How we deal with each other and treat each other in marriage is not about us. It’s about God. It’s about laying our old selves down at the altar and picking up the cross of Christ for all to see. IT’S ALL ABOUT GOD. We had better never forget that. It goes beyond being “fair or unfair” in how we communicate with each other. It’s honoring the Lord and each other above our own “comforts.” Jeff and Lora Helton in their book Authentic Marriages points out:
Couples tend to operate under a secret barter system. The key word in the system is “fair,” the key concept is “keeping score,” and the key phrase is “It’s my turn now.” The reality is that there’s no such thing as perfect fairness. In addition, when we base our relationship on fairness we’re constantly reacting to the other person’s behavior.

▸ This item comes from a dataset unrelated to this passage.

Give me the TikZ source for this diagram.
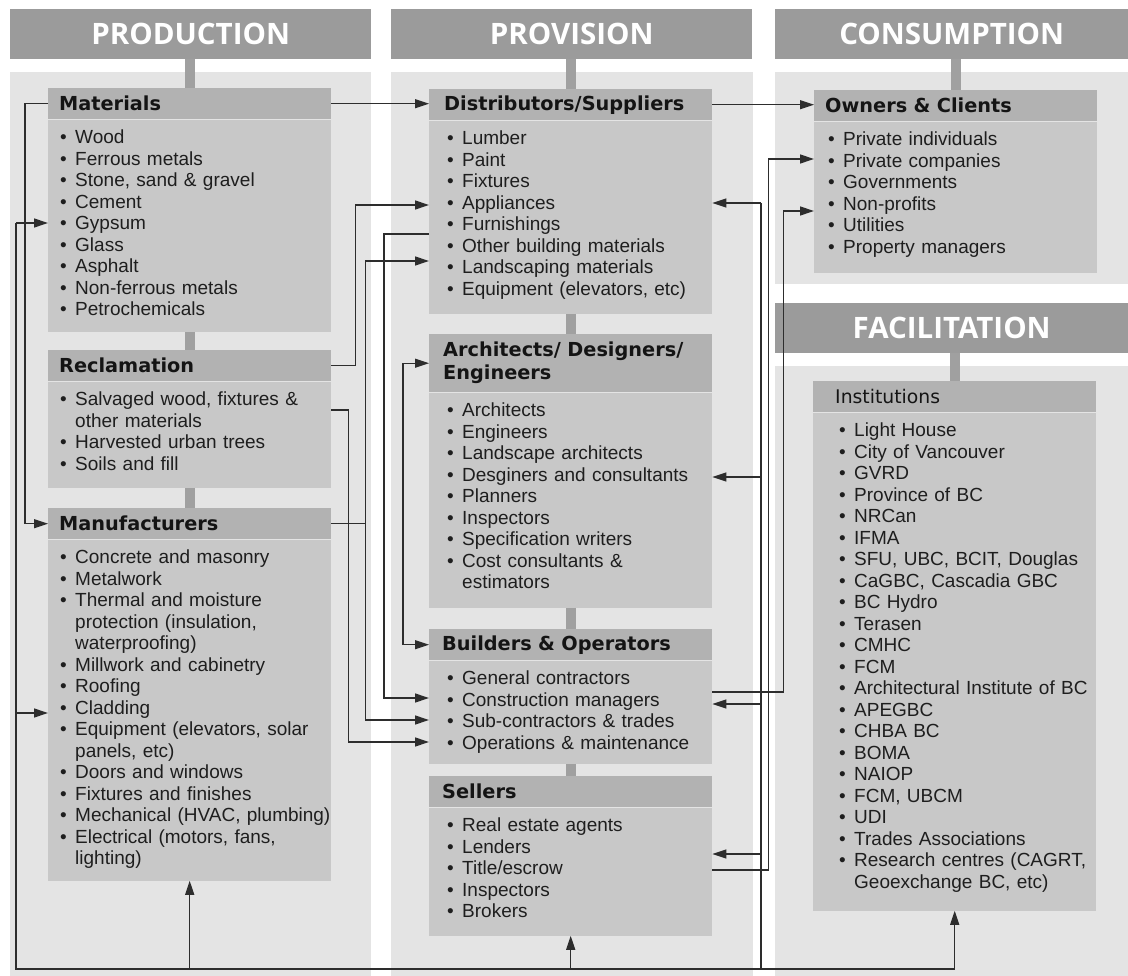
\documentclass[tikz,border=0pt]{standalone}
\usepackage{fontspec}
\setmainfont{Liberation Sans}
\newfontfamily\colfont{Open Sans}
\newfontfamily\boxfont{DejaVu Sans}
\usetikzlibrary{calc,arrows.meta}
\definecolor{mycolgray}{RGB}{155,155,155}
\definecolor{mybggray}{RGB}{228,228,228}
\definecolor{myheadgray}{RGB}{178,178,178}
\definecolor{mybodygray}{RGB}{200,200,200}
\definecolor{mystubgray}{RGB}{160,160,160}
\definecolor{mylinegray}{RGB}{45,45,45}
\definecolor{mytextgray}{RGB}{30,30,30}

\newcommand\bu[1]{\mbox{\makebox[15pt][l]{\textbullet}#1}}
\newcommand\ct[1]{\mbox{\hspace*{15pt}#1}}

\tikzset{
  colhead/.style={anchor=north west, fill=mycolgray, text=white, minimum width=361, minimum height=50, inner sep=0,
    font=\colfont\bfseries\fontsize{29.5}{31}\selectfont},
  boxhead/.style={anchor=north west, fill=myheadgray, text=black!92, text width=261, inner xsep=11, inner ysep=0,
    minimum height=31, align=left, font=\boxfont\bfseries\fontsize{19.3}{23}\selectfont},
  boxbody/.style={anchor=north west, fill=mybodygray, text=mytextgray, inner ysep=9, text height=15, align=left,
    font=\fontsize{19}{21.5}\selectfont},
  prodbody/.style={boxbody, inner xsep=12, text width=259},
  provbody/.style={boxbody, inner xsep=18, text width=247},
  ownbody/.style={boxbody, inner xsep=14, text width=255},
  instbody/.style={boxbody, inner xsep=26, text width=231},
  stub/.style={draw=mystubgray, line width=10},
  conn/.style={draw=mylinegray, line width=1.3},
  arr/.style={conn, -{Triangle[length=14pt,width=9pt]}},
  arrboth/.style={conn, {Triangle[length=14pt,width=9pt]}-{Triangle[length=14pt,width=9pt]}}
}

\begin{document}
\begin{tikzpicture}[x=1pt,y=-1pt]
  \useasboundingbox (0,0) rectangle (1128,976);
  \fill[white] (0,0) rectangle (1128,976);
  \fill[mybggray] (10,72) rectangle (371,976);
  \fill[mybggray] (391,72) rectangle (753,976);
  \fill[mybggray] (775,72) rectangle (1128,284);
  \fill[mybggray] (775,366) rectangle (1128,976);

  \node[colhead] (prodH) at (10,9) {PRODUCTION};
  \node[colhead] (provH) at (391,9) {PROVISION};
  \node[colhead, minimum width=353] (consH) at (775,9) {CONSUMPTION};
  \node[colhead, minimum width=353] (faciH) at (775,303) {FACILITATION};

  \node[boxhead] (matT) at (48,88) {Materials};
  \node[prodbody, text depth=179] (matB) at (matT.south west) {\bu{Wood}\\\bu{Ferrous metals}\\\bu{Stone, sand \& gravel}\\\bu{Cement}\\\bu{Gypsum}\\\bu{Glass}\\\bu{Asphalt}\\\bu{Non-ferrous metals}\\\bu{Petrochemicals}};
  \node[boxhead] (recT) at (48,350) {Reclamation};
  \node[prodbody, text depth=73] (recB) at (recT.south west) {\bu{Salvaged wood, fixtures \&}\\\ct{other materials}\\\bu{Harvested urban trees}\\\bu{Soils and fill}};
  \node[boxhead] (manT) at (48,508) {Manufacturers};
  \node[prodbody, text depth=308] (manB) at (manT.south west) {\bu{Concrete and masonry}\\\bu{Metalwork}\\\bu{Thermal and moisture}\\\ct{protection (insulation,}\\\ct{waterproofing)}\\\bu{Millwork and cabinetry}\\\bu{Roofing}\\\bu{Cladding}\\\bu{Equipment (elevators, solar}\\\ct{panels, etc)}\\\bu{Doors and windows}\\\bu{Fixtures and finishes}\\\bu{Mechanical (HVAC, plumbing)}\\\bu{Electrical (motors, fans,}\\\ct{lighting)}};

  \node[boxhead, inner xsep=15, text width=253] (disT) at (429,89) {Distributors/Suppliers};
  \node[provbody, text depth=160] (disB) at (disT.south west) {\bu{Lumber}\\\bu{Paint}\\\bu{Fixtures}\\\bu{Appliances}\\\bu{Furnishings}\\\bu{Other building materials}\\\bu{Landscaping materials}\\\bu{Equipment (elevators, etc)}};
  \node[boxhead, inner xsep=14, text width=255, minimum height=58] (archT) at (429,334) {Architects/ Designers/\\Engineers};
  \node[provbody, text depth=182] (archB) at (archT.south west) {\bu{Architects}\\\bu{Engineers}\\\bu{Landscape architects}\\\bu{Desginers and consultants}\\\bu{Planners}\\\bu{Inspectors}\\\bu{Specification writers}\\\bu{Cost consultants \&}\\\ct{estimators}};
  \node[boxhead, inner xsep=13, text width=257] (buiT) at (429,629) {Builders \& Operators};
  \node[provbody, text depth=70] (buiB) at (buiT.south west) {\bu{General contractors}\\\bu{Construction managers}\\\bu{Sub-contractors \& trades}\\\bu{Operations \& maintenance}};
  \node[boxhead, inner xsep=13, text width=257] (selT) at (429,776) {Sellers};
  \node[provbody, text depth=95] (selB) at (selT.south west) {\bu{Real estate agents}\\\bu{Lenders}\\\bu{Title/escrow}\\\bu{Inspectors}\\\bu{Brokers}};

  \node[boxhead] (ownT) at (814,90) {Owners \& Clients};
  \node[ownbody, text depth=118] (ownB) at (ownT.south west) {\bu{Private individuals}\\\bu{Private companies}\\\bu{Governments}\\\bu{Non-profits}\\\bu{Utilities}\\\bu{Property managers}};
  \node[boxhead, inner xsep=22, text width=239, font=\boxfont\fontsize{18.8}{23}\selectfont] (instT) at (813,381) {Institutions};
  \node[instbody, text depth=465] (instB) at (instT.south west) {\bu{Light House}\\\bu{City of Vancouver}\\\bu{GVRD}\\\bu{Province of BC}\\\bu{NRCan}\\\bu{IFMA}\\\bu{SFU, UBC, BCIT, Douglas}\\\bu{CaGBC, Cascadia GBC}\\\bu{BC Hydro}\\\bu{Terasen}\\\bu{CMHC}\\\bu{FCM}\\\bu{Architectural Institute of BC}\\\bu{APEGBC}\\\bu{CHBA BC}\\\bu{BOMA}\\\bu{NAIOP}\\\bu{FCM, UBCM}\\\bu{UDI}\\\bu{Trades Associations}\\\bu{Research centres (CAGRT,}\\\ct{Geoexchange BC, etc)}};

  \draw[stub] (matT.north |- prodH.south) -- (matT.north);
  \draw[stub] (matB.south) -- (recT.north);
  \draw[stub] (recB.south) -- (manT.north);
  \draw[stub] (disT.north |- provH.south) -- (disT.north);
  \draw[stub] (disB.south) -- (archT.north);
  \draw[stub] (archB.south) -- (buiT.north);
  \draw[stub] (buiB.south) -- (selT.north);
  \draw[stub] (ownT.north |- consH.south) -- (ownT.north);
  \draw[stub] (instT.north |- faciH.south) -- (instT.north);

  \coordinate (busL) at (16,969);
  \coordinate (busR) at (761,969);

  \draw[arr] (matT.east) -- (matT.east -| disT.west);
  \draw[arr] (disT.east) -- (disT.east -| ownT.west);
  \draw[arr] (matT.west) -- ++(-23,0) |- (manT.west);
  \draw[arr] (recT.east) -- ++(24,0) |- (disB.west |- 0,205);
  \draw[arr] (disB.west |- 0,234) -- ++(-45,0) |- (buiB.west |- 0,698);
  \draw[arr] (manT.east) -- ++(34,0) |- (disB.west |- 0,261);
  \draw[arr] (manT.east) -- ++(34,0) |- (buiB.west |- 0,720);
  \draw[arr] (recB.east |- 0,410) -- ++(17,0) |- (buiB.west |- 0,742);
  \draw[arrboth] (archT.west) -- ++(-26,0) |- (buiT.west);
  \draw[arr] (buiB.east |- 0,692) -- ++(71,0) |- (ownB.west |- 0,211);
  \draw[arr] (selB.east |- 0,870) -- ++(56,0) |- (ownB.west |- 0,159);

  \draw[conn] (busL |- 0,223) -- (busL) -- (busR) -- (busR |- 0,203);
  \draw[arr] (busL |- 0,223) -- (matB.west |- 0,223);
  \draw[arr] (busL |- 0,713) -- (manB.west |- 0,713);
  \draw[arr] (busL -| manB.south) -- (manB.south);
  \draw[arr] (busL -| selB.south) -- (selB.south);
  \draw[arr] (busR) -| (instB.south);
  \draw[arr] (busR |- 0,203) -- (disB.east |- 0,203);
  \draw[arr] (busR |- 0,477) -- (archB.east |- 0,477);
  \draw[arr] (busR |- 0,704) -- (buiB.east |- 0,704);
  \draw[arr] (busR |- 0,854) -- (selB.east |- 0,854);
\end{tikzpicture}
\end{document}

INTEGRITY, on the other hand, builds stability in our relationships. Integrity has been defined as “who you are when no one is looking.” A person of integrity is convinced that the unrelenting pursuit toward wholeness and godliness is more valuable than fairness. Integrity has nothing to do with how the other person’s behaving. It’s doing what is consistent with the person you want to be regardless of the external environment. And serenity of spirit cannot be achieved until we accept full responsibility for our own actions and feelings rather than letting our spouse’s behavior determine how we behave.
In conclusion, the covenant of marriage is all about honoring one another—honoring God first, and then each other above ourselves. It’s “pro-actively” learning all we need to so that we truly do learn how to eliminate “childish behavior” on our part, and we learn to conduct ourselves with integrity, “speaking the truth in love”… “destroying speculations and every lofty thing raised up against the knowledge of God.”
That is our prayer for you. and for us. We pray that together, we’ll make our marriages the best they can be with the power of, and for the testimony of our God.